If you take my book literally, then I’d be a homosexual homophobe who loves to eat shit with candy silverware. The apparently sexist portions of my book are a very, very, very tiny piece of the content of the book. I wrote much more about a general feeling of filth with one’s self. I write a lot about loneliness, in general, not really my own and not really about how it’s sad, kinda more about how humorous a lonely person can appear.

Tell me about the book tour.

The book tour wasn’t much of a tour. It was kind of a vacation. I needed a break from Sacramento. I got my local best bud, Hailey Chase [artist/musician Mom], and we tried our hardest to verbally and physically drown the Northwest in our shit.
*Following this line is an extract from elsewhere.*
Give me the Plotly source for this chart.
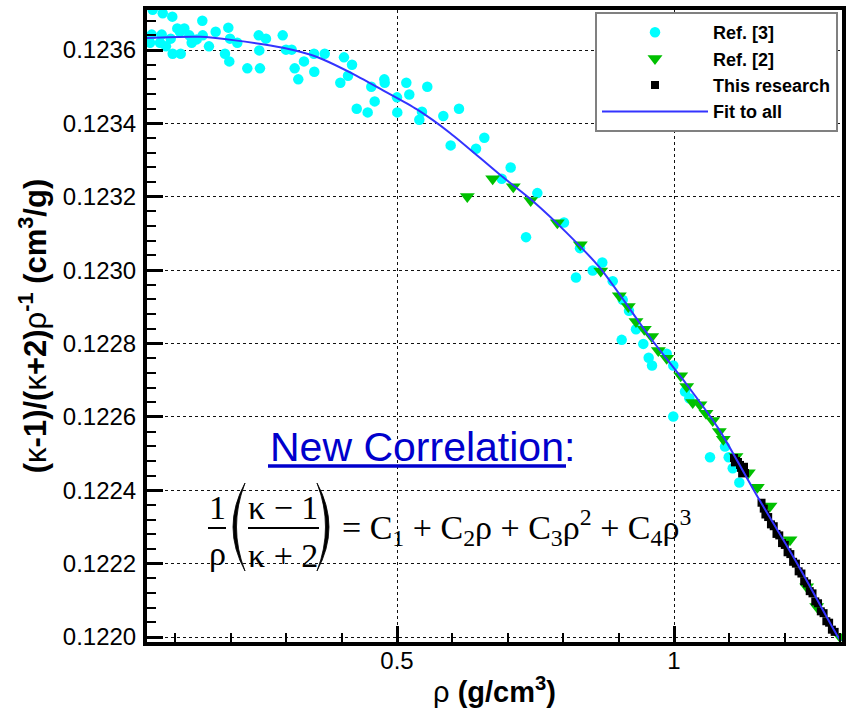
import plotly.graph_objects as go

# ---------------- data ----------------
ref3_rho = [0.0450, 0.0542, 0.0590, 0.0572, 0.0722, 0.0753, 0.0771, 0.0830, 0.0915, 0.0944,
            0.1034, 0.1083, 0.1161, 0.0951, 0.1096, 0.1251, 0.1294, 0.1384, 0.1486, 0.1493,
            0.1606, 0.1727, 0.1895, 0.1955, 0.1986, 0.1973, 0.2117, 0.2298, 0.2504, 0.2635,
            0.2514, 0.2527, 0.2937, 0.2996, 0.3099, 0.3153, 0.3218, 0.3321, 0.3502, 0.3507,
            0.3695, 0.4043, 0.4188, 0.3977, 0.4116, 0.4273, 0.4471, 0.4536, 0.4597, 0.4771,
            0.4778, 0.5000, 0.5005, 0.5168, 0.5222, 0.5451, 0.5403, 0.5547, 0.5836, 0.6119,
            0.5969, 0.6426, 0.6576, 0.7052, 0.6890, 0.7533, 0.7329, 0.8014, 0.8303, 0.8231,
            0.8532, 0.8706, 0.8894, 0.9074, 0.9188, 0.9314, 0.9056, 0.9446, 0.9543, 0.9603,
            0.9868, 0.9987, 1.0199, 1.0276, 0.9987, 1.0921, 1.0650, 1.0987, 1.1060, 1.1179]
ref3_val = [0.123631, 0.123620, 0.123710, 0.123642, 0.123620, 0.123642, 0.123700, 0.123610, 0.123631, 0.123691,
            0.123659, 0.123650, 0.123659, 0.123590, 0.123590, 0.123640, 0.123620, 0.123629, 0.123680, 0.123640,
            0.123610, 0.123650, 0.123590, 0.123661, 0.123631, 0.123569, 0.123620, 0.123550, 0.123640, 0.123631,
            0.123599, 0.123550, 0.123640, 0.123601, 0.123601, 0.123550, 0.123520, 0.123569, 0.123590, 0.123541,
            0.123590, 0.123580, 0.123560, 0.123511, 0.123530, 0.123440, 0.123430, 0.123500, 0.123460, 0.123520,
            0.123511, 0.123471, 0.123430, 0.123511, 0.123479, 0.123432, 0.123410, 0.123500, 0.123420, 0.123440,
            0.123340, 0.123331, 0.123361, 0.123280, 0.123249, 0.123210, 0.123090, 0.123130, 0.123060, 0.122980,
            0.122999, 0.123021, 0.122970, 0.122919, 0.122889, 0.122839, 0.122810, 0.122799, 0.122761, 0.122740,
            0.122772, 0.122740, 0.122669, 0.122651, 0.122601, 0.122519, 0.122490, 0.122490, 0.122460, 0.122421]

ref2_rho = [0.6269, 0.6727, 0.7099, 0.7413, 0.7894, 0.8309, 0.8677, 0.9013, 0.9175, 0.9314,
            0.9464, 0.9597, 0.9717, 0.9868, 1.0121, 1.0229, 1.0338, 1.0469, 1.0578, 1.0699,
            1.0818, 1.0890, 1.1119, 1.1341, 1.1504, 1.1733, 1.2094, 1.2395, 1.2576, 1.2996]
ref2_val = [0.123201, 0.123249, 0.123227, 0.123190, 0.123129, 0.123069, 0.122998, 0.122930, 0.122901, 0.122860,
            0.122839, 0.122819, 0.122781, 0.122760, 0.122712, 0.122683, 0.122639, 0.122633, 0.122610, 0.122590,
            0.122560, 0.122539, 0.122492, 0.122448, 0.122408, 0.122357, 0.122265, 0.122137, 0.122083, 0.122001]

this_rho = [1.1083, 1.1119, 1.1155, 1.1191, 1.1209, 1.1245, 1.1282, 1.1264, 1.1100, 1.1230,
            1.158, 1.162, 1.165, 1.170, 1.175, 1.180, 1.185, 1.190, 1.195, 1.200, 1.205,
            1.210, 1.215, 1.220, 1.225, 1.230, 1.235, 1.240, 1.245, 1.250, 1.255,
            1.260, 1.265, 1.270, 1.275, 1.280, 1.285, 1.290]
this_val = [0.122488, 0.122480, 0.122477, 0.122469, 0.122461, 0.122456, 0.122447, 0.122464, 0.122476, 0.122446,
            0.122366, 0.122350, 0.122334, 0.122327, 0.122307, 0.122302, 0.122281, 0.122277, 0.122256, 0.122251, 0.122231,
            0.122226, 0.122205, 0.122200, 0.122179, 0.122173, 0.122152, 0.122146, 0.122125, 0.122119, 0.122097,
            0.122092, 0.122070, 0.122065, 0.122043, 0.122039, 0.122020, 0.122014]

fit_rho = [0.0469, 0.1444, 0.2040, 0.2942, 0.3556, 0.4152, 0.4747, 0.5361, 0.5957, 0.6859,
           0.7455, 0.8069, 0.8664, 0.9585, 1.0181, 1.0794, 1.1498, 1.2220, 1.2942, 1.3014]
fit_val = [0.123633, 0.123636, 0.123627, 0.123606, 0.123581, 0.123539, 0.123490, 0.123438, 0.123374, 0.123260,
           0.123188, 0.123101, 0.123006, 0.122813, 0.122698, 0.122570, 0.122385, 0.122201, 0.122005, 0.121989]

x_tickvals = [0.5, 1.0]
x_ticktext = ["0.5", "1"]
legend_names = ["Ref. [3]", "Ref. [2]", "This research", "Fit to all"]

# ---------------- layout geometry ----------------
W, H = 846, 713
L, R, T, B = 147, 4, 10, 71
PW, PH = W - L - R, H - T - B


def px(xp):
    return (xp - L) / PW


def py(yp):
    return (H - B - yp) / PH


fig = go.Figure()
fig.add_trace(go.Scatter(x=ref3_rho, y=ref3_val, mode="markers", name=legend_names[0],
                         marker=dict(symbol="circle", size=10.5, color="#00FFFF", line=dict(width=0))))
fig.add_trace(go.Scatter(x=ref2_rho, y=ref2_val, mode="markers", name=legend_names[1],
                         marker=dict(symbol="triangle-down", size=13, color="#00C000", line=dict(width=0))))
fig.add_trace(go.Scatter(x=this_rho, y=this_val, mode="markers", name=legend_names[2],
                         marker=dict(symbol="square", size=8, color="black", line=dict(width=0))))
fig.add_trace(go.Scatter(x=fit_rho, y=fit_val, mode="lines", name=legend_names[3],
                         line=dict(color="#3333FF", width=2, shape="spline", smoothing=0.8)))

axis_font = dict(family="Liberation Sans, Arial, sans-serif", size=24, color="black")

fig.update_xaxes(range=[0.04874, 1.30325], tickmode="array", tickvals=x_tickvals, ticktext=x_ticktext,
                 ticks="inside", ticklen=16, tickwidth=3, tickcolor="black",
                 showline=True, linewidth=4, linecolor="black", mirror=True,
                 showgrid=True, gridcolor="#111111", gridwidth=1, griddash="dot",
                 zeroline=False, tickfont=axis_font, ticklabelstandoff=-6,
                 minor=dict(dtick=0.1, tick0=0, ticks="inside", ticklen=9, tickwidth=1.5,
                            tickcolor="black", showgrid=False),
                 title=dict(text="ρ <b>(g/cm<sup>3</sup>)</b>", standoff=10,
                            font=dict(family="Liberation Sans, Arial, sans-serif", size=29, color="black")))
fig.update_yaxes(range=[0.1219864, 0.1237091], dtick=0.0002, tick0=0.1220, tickformat=".4f",
                 ticks="inside", ticklen=16, tickwidth=3, tickcolor="black",
                 showline=True, linewidth=4, linecolor="black", mirror=True,
                 showgrid=True, gridcolor="#111111", gridwidth=1, griddash="dot",
                 zeroline=False, tickfont=axis_font, ticklabelstandoff=2,
                 minor=dict(dtick=0.00004, tick0=0.1220, ticks="inside", ticklen=9, tickwidth=1.5,
                            tickcolor="black", showgrid=False),
                 title=dict(text="<b>(</b>κ<b>-1)/(</b>κ<b>+2)</b>ρ<b><sup>-1</sup> (cm<sup>3</sup>/g)</b>",
                            standoff=8,
                            font=dict(family="Liberation Sans, Arial, sans-serif", size=31, color="black")))

serif = dict(family="Liberation Serif, Times New Roman, serif", size=34, color="black")
blue = "#0000CC"

annotations = [
    dict(x=px(268), y=py(447), xref="paper", yref="paper", xanchor="left", yanchor="middle",
         text="New Correlation:", showarrow=False,
         font=dict(family="Liberation Sans, Arial, sans-serif", size=41, color=blue)),
    dict(x=px(217), y=py(507), xref="paper", yref="paper", xanchor="center", yanchor="middle",
         text="1", showarrow=False, font=serif),
    dict(x=px(217), y=py(553), xref="paper", yref="paper", xanchor="center", yanchor="middle",
         text="ρ", showarrow=False, font=serif),
    dict(x=px(283), y=py(507), xref="paper", yref="paper", xanchor="center", yanchor="middle",
         text="κ − 1", showarrow=False, font=serif),
    dict(x=px(283), y=py(555), xref="paper", yref="paper", xanchor="center", yanchor="middle",
         text="κ + 2", showarrow=False, font=serif),
    dict(x=px(340), y=py(527), xref="paper", yref="paper", xanchor="left", yanchor="middle",
         text="= C<sub>1</sub> + C<sub>2</sub>ρ + C<sub>3</sub>ρ<sup>2</sup> + C<sub>4</sub>ρ<sup>3</sup>",
         showarrow=False, font=serif),
]


def P(x, y):
    return f"{px(x):.5f},{py(y):.5f}"


shapes = [
    # underline of "New Correlation"
    dict(type="line", xref="paper", yref="paper", x0=px(268), x1=px(566), y0=py(466), y1=py(466),
         line=dict(color=blue, width=3.5)),
    # fraction bars
    dict(type="line", xref="paper", yref="paper", x0=px(208), x1=px(226), y0=py(528), y1=py(528),
         line=dict(color="black", width=2)),
    dict(type="line", xref="paper", yref="paper", x0=px(248), x1=px(319), y0=py(528), y1=py(528),
         line=dict(color="black", width=2)),
    # big parentheses
    dict(type="path", xref="paper", yref="paper",
         path=f"M{P(245,483)} Q{P(221,527)} {P(245,571)} Q{P(228,527)} {P(245,483)} Z",
         fillcolor="black", line=dict(color="black", width=0.8)),
    dict(type="path", xref="paper", yref="paper",
         path=f"M{P(317,483)} Q{P(341,527)} {P(317,571)} Q{P(334,527)} {P(317,483)} Z",
         fillcolor="black", line=dict(color="black", width=0.8)),
]

fig.update_layout(
    width=W, height=H, margin=dict(l=L, r=R, t=T, b=B, autoexpand=False),
    paper_bgcolor="white", plot_bgcolor="white",
    font=dict(family="Liberation Sans, Arial, sans-serif", color="black"),
    showlegend=True,
    legend=dict(x=px(838), y=py(12), xanchor="right", yanchor="top",
                bgcolor="white", bordercolor="#808080", borderwidth=2,
                font=dict(family="Liberation Sans, Arial, sans-serif", size=18, color="black", weight="bold"),
                itemwidth=106, tracegroupgap=0),
    annotations=annotations, shapes=shapes,
)

fig.write_html("out.html", config={"displayModeBar": False},
               post_script="document.body.style.margin='0';document.body.style.overflow='hidden';")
I think we did OK. We didn’t sell much, but we had the best time we’ve ever had in our lives.

I saw a girl that was at one of the readings in a coffee shop in Oregon, Coffee Crutch. She was this beautiful girl with a froggy voice and I wanted to say “Hey, remember me? You saw me do my thing yesterday,” but I didn’t. When I ordered my coffee, there was something weird about the way she accepted my order. There was some anger. I saw her spit in my coffee. I used their restroom and left a used toilet napkin in her tip jar. She probably enjoyed that, though.

The most positive had to be the last night in Portland. I landed this grindcore/noise show. Mom got added as well. We played with this woman from Austin, Texas, called Spaced Corpsed. She was the most exciting thing I’ve seen in a long time. She broke glass with her fists. Mom and I did our song and dance. Everyone hugged us afterward.


The city of Modesto, Harmony Korine’s book A Crack Up at the Race Riots, some of the horrible relationships I’ve been in, black metal, deformed people, the various plights and atrocities that minorities must endure, women, candy. Anyway, literature has had very little influence.

What’s the deal with your rat tail?

I was actually going to cut off my rat tail. I guess I won’t, since it’s getting some publicity. I’m not sure exactly how long it is—long enough to turn people off. Originally, I wanted it to wrap around my neck so I could use it as a noose for a performance idea I had. It’s not quite there yet. I don’t know about the ladies. My book (even though it’s a masterpiece) and my rat tail aren’t exactly a winning combination.